Anna Schultz-Girl With Red Solo Cup

The Dangers of Drunk Driving

You're getting ready to go out with your friends; it's the end of winter break, and you're coming to the end of an amazing vacation before you head back to school. You're in a new city with some great friends. You and your friends all pack into an Uber — there's no way you're driving home tonight. You go to a club; the music is hitting, the drinks are hitting and everything is right. You and your friends are tipsy, giggling and taking selfies just like usual. It's around 1 a.m., and you're all getting ready to call it a night. You open up your phone to call an Uber, and once it arrives, you and your friends head home. As the Uber driver attempts to merge lanes on a highway, a speeding car comes and rear-ends you. The impact snaps your neck and kills you. Just like that, you're gone. Your friends get seriously injured as well, but they are lucky and only walk away with numerous broken bones, a collapsed lung and a concussion. Even the Uber driver couldn't escape unscathed. They, too, are left with a concussion and a totaled vehicle. Sound terrifying? Unjust? Cruel? Sad? It was. This was the fate of one of my close childhood friends. 


To preface, my friend Katie* was one of the most lively, wonderful people I had ever met. She had the most gorgeous smile, framed by two dimples and piercing blue eyes. She was that girl: popular and pretty, genuinely sweet and never took herself too seriously. Katie came from a British family, and, as one of my first friends in middle school, she brought me a pack of Burton's Jammie Dodgers for my birthday every year. She was the sweetest. In fact, I later heard from a mutual friend that she took the time to buy him a new uniform sweater after he had been disciplined at our private high school for having holes in his old one. "She knew I wasn't in the best of financial situations," he told me. After graduating, she ended up moving to another state to go to college. We lost contact for a while, messaging every each other now and then to catch up. She seemed so happy. She went to parties and tailgates and enjoyed her college life to the fullest. She had a long-term boyfriend whom she referred to as the "love of her life." Her sister had gotten engaged over the Christmas holiday, and the wedding was set to be on Katie's 22nd birthday. She never lived to see it.

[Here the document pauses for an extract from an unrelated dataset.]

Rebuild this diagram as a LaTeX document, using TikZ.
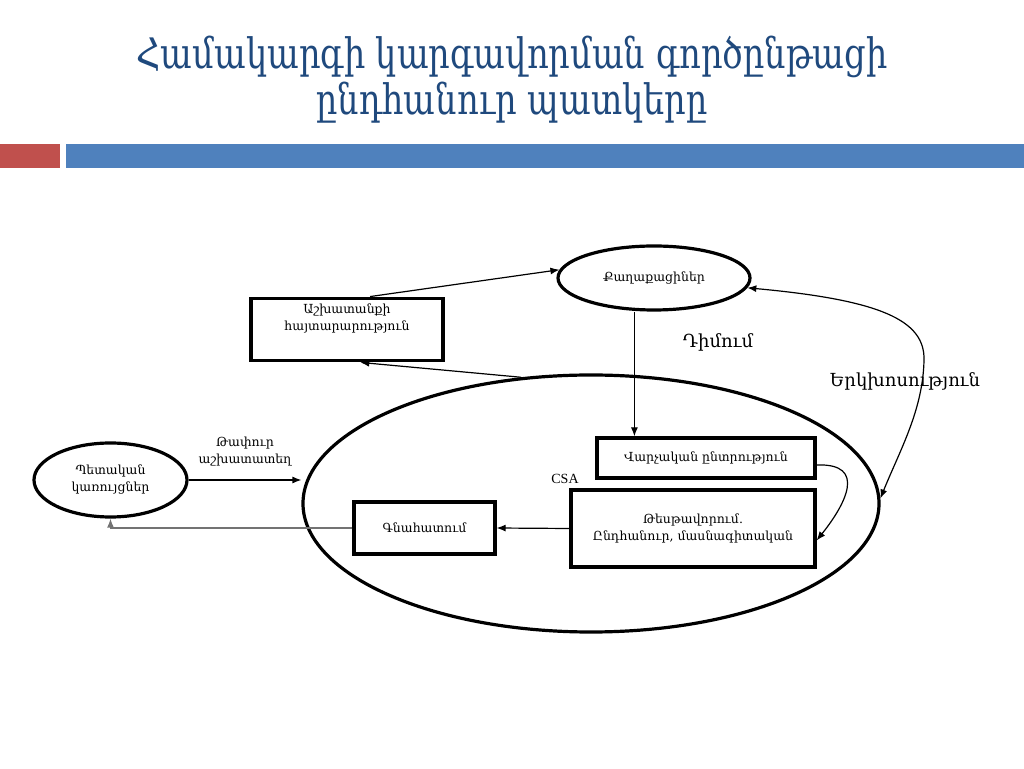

As it turns out, the driver of the vehicle that hit Katie was heavily intoxicated. Others had noticed him driving recklessly for numerous miles. Ultimately, that drunk driver walked away with minimal injuries, just a couple of scratches. Meanwhile, my good friend lost her life. The saddest thing of all? The drunk driver that killed Katie had lost their cousin to a drunk driving accident a week prior. 


According to MADD, or Mothers Against Drunk Driving, "in 2017,10,874 people died in drunk driving crashes — one every 48 minutes — and more than 300,000 were injured in drunk driving crashes." Another statistic revealed that a person is injured every two minutes in a drunk driving accident in the United States. Approximately, two out of three people will be involved in an accident caused by drunk driving in their lifetime. Some people escape with their lives; others, are not so lucky. The pain that this driver has caused is unimaginable. The light that they stole from this world cannot be replaced. Katie's family and friends will be forced to reconcile and piece together their lives without her because of their reckless and inconsiderate actions. They perpetuated the pain placed on their very own family.

With that, I implore you to, please, be responsible. Call that Uber, just as Katie and her friends did. Or, hail that cab. Have a friend take your keys. Designate a trustworthy friend to stay sober throughout the night. Walk home from Pub barefoot if you must. But please, for Katie and all other victims of drunk driving, do not ever drive drunk.

*Name changed to protect the identity of the victim and their family.